+++ DATA EXCERPT

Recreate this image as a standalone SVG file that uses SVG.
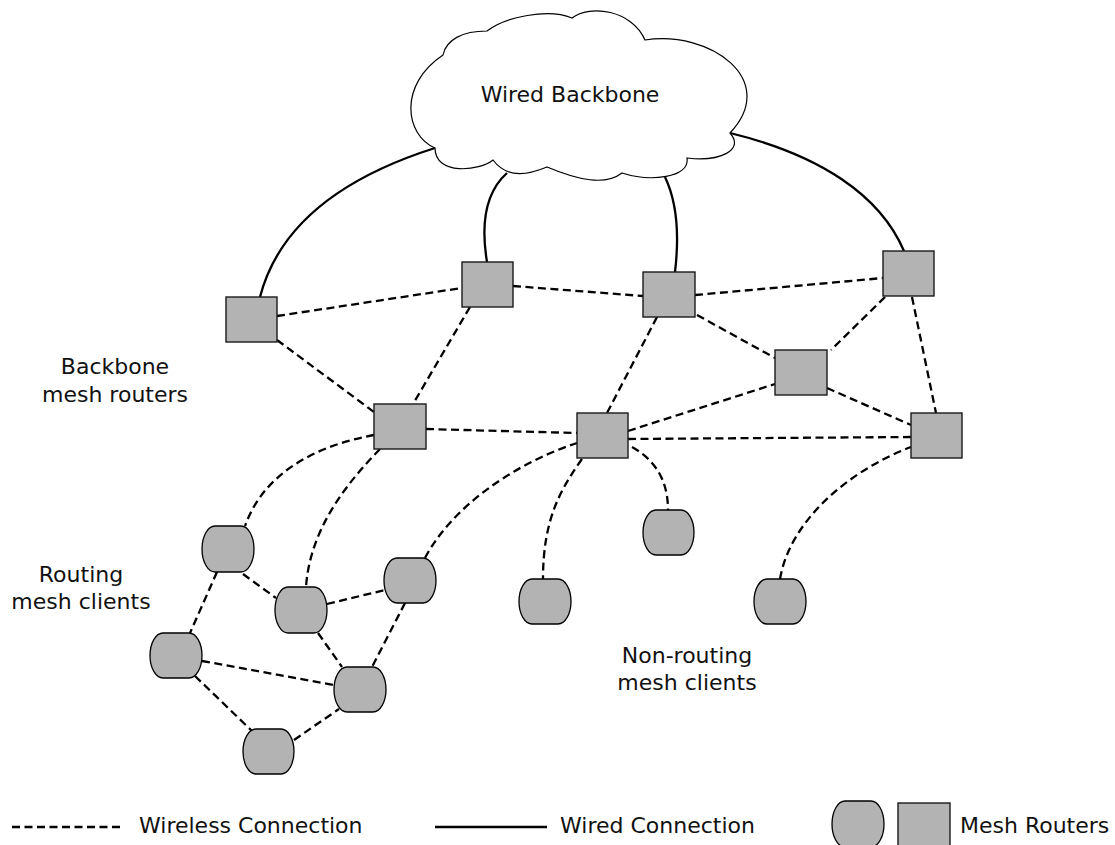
<svg xmlns="http://www.w3.org/2000/svg" width="1115" height="845" viewBox="0 0 1115 845">
<style>
.wl{fill:none;stroke:#000;stroke-width:2.3;stroke-dasharray:8,4.5}
.wd{fill:none;stroke:#000;stroke-width:2.3}
.rt{fill:#b3b3b3;stroke:#1a1a1a;stroke-width:1.4}
.cl{fill:#b3b3b3;stroke:#000;stroke-width:1.3}
.cloud{fill:#fff;stroke:#000;stroke-width:1.2}
text{font-family:"DejaVu Sans","Liberation Sans",sans-serif;font-size:22px;fill:#111}
</style>
<rect width="1115" height="845" fill="#fff"/>
<g id="connectors">
<path class="wd" d="M260,297 C280,220 350,175 435,148"/>
<path class="wd" d="M487,262 C480,220 488,190 507,173"/>
<path class="wd" d="M675,272 C680,230 676,200 665,177"/>
<path class="wd" d="M904,251 C880,195 820,155 730,133"/>
<line class="wl" x1="277" y1="316" x2="462" y2="288"/>
<line class="wl" x1="513" y1="286" x2="643" y2="296"/>
<line class="wl" x1="695" y1="295" x2="883" y2="278"/>
<line class="wl" x1="277" y1="340" x2="374" y2="412"/>
<line class="wl" x1="470" y1="307" x2="413" y2="404"/>
<line class="wl" x1="426" y1="429" x2="577" y2="433"/>
<line class="wl" x1="657" y1="317" x2="607" y2="413"/>
<line class="wl" x1="697" y1="315" x2="775" y2="358"/>
<line class="wl" x1="885" y1="297" x2="831" y2="350"/>
<line class="wl" x1="912" y1="297" x2="936" y2="413"/>
<line class="wl" x1="827" y1="388" x2="911" y2="425"/>
<line class="wl" x1="628" y1="431" x2="775" y2="384"/>
<line class="wl" x1="628" y1="439" x2="911" y2="437"/>
<path class="wl" d="M374,435 C320,445 265,470 245,526"/>
<path class="wl" d="M380,449 C345,485 310,530 306,587"/>
<path class="wl" d="M425,558 C450,510 510,465 577,443"/>
<path class="wl" d="M582,459 C560,490 543,520 543,579"/>
<path class="wl" d="M632,447 C655,460 668,480 668,510"/>
<path class="wl" d="M780,579 C790,520 850,470 911,447"/>
<line class="wl" x1="217" y1="572" x2="190" y2="633"/>
<line class="wl" x1="243" y1="574" x2="276" y2="598"/>
<line class="wl" x1="327" y1="604" x2="385" y2="590"/>
<line class="wl" x1="318" y1="633" x2="342" y2="667"/>
<line class="wl" x1="405" y1="603" x2="372" y2="667"/>
<line class="wl" x1="202" y1="661" x2="334" y2="685"/>
<line class="wl" x1="195" y1="676" x2="252" y2="731"/>
<line class="wl" x1="294" y1="740" x2="339" y2="709"/>
</g>
<g id="cloud">
<path class="cloud" d="M435,148 C405,135 398,85 443,55 C446,40 462,31 487,31 C505,17 548,8 572,18 C590,4 632,10 645,40 C710,30 780,80 730,133 C745,150 720,162 687,158 C690,178 650,182 622,173 C605,186 578,180 547,167 C530,174 508,180 493,160 C480,171 435,176 435,148 Z"/>
<text x="570" y="102" text-anchor="middle">Wired Backbone</text>
</g>
<g id="r1"><rect class="rt" x="226" y="297" width="51" height="45"/></g>
<g id="r2"><rect class="rt" x="462" y="262" width="51" height="45"/></g>
<g id="r3"><rect class="rt" x="374" y="404" width="52" height="45"/></g>
<g id="r4"><rect class="rt" x="643" y="272" width="52" height="45"/></g>
<g id="r5"><rect class="rt" x="883" y="251" width="51" height="45"/></g>
<g id="r6"><rect class="rt" x="775" y="350" width="52" height="45"/></g>
<g id="r7"><rect class="rt" x="577" y="413" width="51" height="45"/></g>
<g id="r8"><rect class="rt" x="911" y="413" width="51" height="45"/></g>
<g id="c1"><rect class="cl" x="202" y="526" width="52" height="46" rx="13" ry="23"/></g>
<g id="c2"><rect class="cl" x="275" y="587" width="52" height="46" rx="13" ry="23"/></g>
<g id="c3"><rect class="cl" x="384" y="558" width="52" height="45" rx="13" ry="23"/></g>
<g id="c4"><rect class="cl" x="150" y="633" width="52" height="45" rx="13" ry="23"/></g>
<g id="c5"><rect class="cl" x="334" y="667" width="52" height="45" rx="13" ry="23"/></g>
<g id="c6"><rect class="cl" x="243" y="729" width="51" height="45" rx="13" ry="23"/></g>
<g id="c7"><rect class="cl" x="519" y="579" width="52" height="45" rx="13" ry="23"/></g>
<g id="c8"><rect class="cl" x="643" y="510" width="51" height="45" rx="13" ry="23"/></g>
<g id="c9"><rect class="cl" x="754" y="579" width="52" height="45" rx="13" ry="23"/></g>
<g id="labels">
<text x="115" y="374" text-anchor="middle">Backbone</text>
<text x="115" y="402" text-anchor="middle">mesh routers</text>
<text x="81" y="582" text-anchor="middle">Routing</text>
<text x="81" y="609" text-anchor="middle">mesh clients</text>
<text x="687" y="663" text-anchor="middle">Non-routing</text>
<text x="687" y="690" text-anchor="middle">mesh clients</text>
</g>
<g id="legend">
<line class="wl" x1="12" y1="827" x2="120" y2="827"/>
<text x="139" y="833">Wireless Connection</text>
<line class="wd" x1="435" y1="827" x2="547" y2="827"/>
<text x="560" y="833">Wired Connection</text>
<rect class="cl" x="832" y="801" width="52" height="46" rx="13" ry="23"/>
<rect class="rt" x="898" y="803" width="52" height="45"/>
<text x="960" y="833">Mesh Routers</text>
</g>
</svg>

++++++

REQUIREMENT ▸ Repeat the data exactly, without the pictures.

RESPONSE TO THE EXERCISE ▸
Recreate this image as a standalone SVG file that uses SVG.
<svg xmlns="http://www.w3.org/2000/svg" width="1115" height="845" viewBox="0 0 1115 845">
<style>
.wl{fill:none;stroke:#000;stroke-width:2.3;stroke-dasharray:8,4.5}
.wd{fill:none;stroke:#000;stroke-width:2.3}
.rt{fill:#b3b3b3;stroke:#1a1a1a;stroke-width:1.4}
.cl{fill:#b3b3b3;stroke:#000;stroke-width:1.3}
.cloud{fill:#fff;stroke:#000;stroke-width:1.2}
text{font-family:"DejaVu Sans","Liberation Sans",sans-serif;font-size:22px;fill:#111}
</style>
<rect width="1115" height="845" fill="#fff"/>
<g id="connectors">
<path class="wd" d="M260,297 C280,220 350,175 435,148"/>
<path class="wd" d="M487,262 C480,220 488,190 507,173"/>
<path class="wd" d="M675,272 C680,230 676,200 665,177"/>
<path class="wd" d="M904,251 C880,195 820,155 730,133"/>
<line class="wl" x1="277" y1="316" x2="462" y2="288"/>
<line class="wl" x1="513" y1="286" x2="643" y2="296"/>
<line class="wl" x1="695" y1="295" x2="883" y2="278"/>
<line class="wl" x1="277" y1="340" x2="374" y2="412"/>
<line class="wl" x1="470" y1="307" x2="413" y2="404"/>
<line class="wl" x1="426" y1="429" x2="577" y2="433"/>
<line class="wl" x1="657" y1="317" x2="607" y2="413"/>
<line class="wl" x1="697" y1="315" x2="775" y2="358"/>
<line class="wl" x1="885" y1="297" x2="831" y2="350"/>
<line class="wl" x1="912" y1="297" x2="936" y2="413"/>
<line class="wl" x1="827" y1="388" x2="911" y2="425"/>
<line class="wl" x1="628" y1="431" x2="775" y2="384"/>
<line class="wl" x1="628" y1="439" x2="911" y2="437"/>
<path class="wl" d="M374,435 C320,445 265,470 245,526"/>
<path class="wl" d="M380,449 C345,485 310,530 306,587"/>
<path class="wl" d="M425,558 C450,510 510,465 577,443"/>
<path class="wl" d="M582,459 C560,490 543,520 543,579"/>
<path class="wl" d="M632,447 C655,460 668,480 668,510"/>
<path class="wl" d="M780,579 C790,520 850,470 911,447"/>
<line class="wl" x1="217" y1="572" x2="190" y2="633"/>
<line class="wl" x1="243" y1="574" x2="276" y2="598"/>
<line class="wl" x1="327" y1="604" x2="385" y2="590"/>
<line class="wl" x1="318" y1="633" x2="342" y2="667"/>
<line class="wl" x1="405" y1="603" x2="372" y2="667"/>
<line class="wl" x1="202" y1="661" x2="334" y2="685"/>
<line class="wl" x1="195" y1="676" x2="252" y2="731"/>
<line class="wl" x1="294" y1="740" x2="339" y2="709"/>
</g>
<g id="cloud">
<path class="cloud" d="M435,148 C405,135 398,85 443,55 C446,40 462,31 487,31 C505,17 548,8 572,18 C590,4 632,10 645,40 C710,30 780,80 730,133 C745,150 720,162 687,158 C690,178 650,182 622,173 C605,186 578,180 547,167 C530,174 508,180 493,160 C480,171 435,176 435,148 Z"/>
<text x="570" y="102" text-anchor="middle">Wired Backbone</text>
</g>
<g id="r1"><rect class="rt" x="226" y="297" width="51" height="45"/></g>
<g id="r2"><rect class="rt" x="462" y="262" width="51" height="45"/></g>
<g id="r3"><rect class="rt" x="374" y="404" width="52" height="45"/></g>
<g id="r4"><rect class="rt" x="643" y="272" width="52" height="45"/></g>
<g id="r5"><rect class="rt" x="883" y="251" width="51" height="45"/></g>
<g id="r6"><rect class="rt" x="775" y="350" width="52" height="45"/></g>
<g id="r7"><rect class="rt" x="577" y="413" width="51" height="45"/></g>
<g id="r8"><rect class="rt" x="911" y="413" width="51" height="45"/></g>
<g id="c1"><rect class="cl" x="202" y="526" width="52" height="46" rx="13" ry="23"/></g>
<g id="c2"><rect class="cl" x="275" y="587" width="52" height="46" rx="13" ry="23"/></g>
<g id="c3"><rect class="cl" x="384" y="558" width="52" height="45" rx="13" ry="23"/></g>
<g id="c4"><rect class="cl" x="150" y="633" width="52" height="45" rx="13" ry="23"/></g>
<g id="c5"><rect class="cl" x="334" y="667" width="52" height="45" rx="13" ry="23"/></g>
<g id="c6"><rect class="cl" x="243" y="729" width="51" height="45" rx="13" ry="23"/></g>
<g id="c7"><rect class="cl" x="519" y="579" width="52" height="45" rx="13" ry="23"/></g>
<g id="c8"><rect class="cl" x="643" y="510" width="51" height="45" rx="13" ry="23"/></g>
<g id="c9"><rect class="cl" x="754" y="579" width="52" height="45" rx="13" ry="23"/></g>
<g id="labels">
<text x="115" y="374" text-anchor="middle">Backbone</text>
<text x="115" y="402" text-anchor="middle">mesh routers</text>
<text x="81" y="582" text-anchor="middle">Routing</text>
<text x="81" y="609" text-anchor="middle">mesh clients</text>
<text x="687" y="663" text-anchor="middle">Non-routing</text>
<text x="687" y="690" text-anchor="middle">mesh clients</text>
</g>
<g id="legend">
<line class="wl" x1="12" y1="827" x2="120" y2="827"/>
<text x="139" y="833">Wireless Connection</text>
<line class="wd" x1="435" y1="827" x2="547" y2="827"/>
<text x="560" y="833">Wired Connection</text>
<rect class="cl" x="832" y="801" width="52" height="46" rx="13" ry="23"/>
<rect class="rt" x="898" y="803" width="52" height="45"/>
<text x="960" y="833">Mesh Routers</text>
</g>
</svg>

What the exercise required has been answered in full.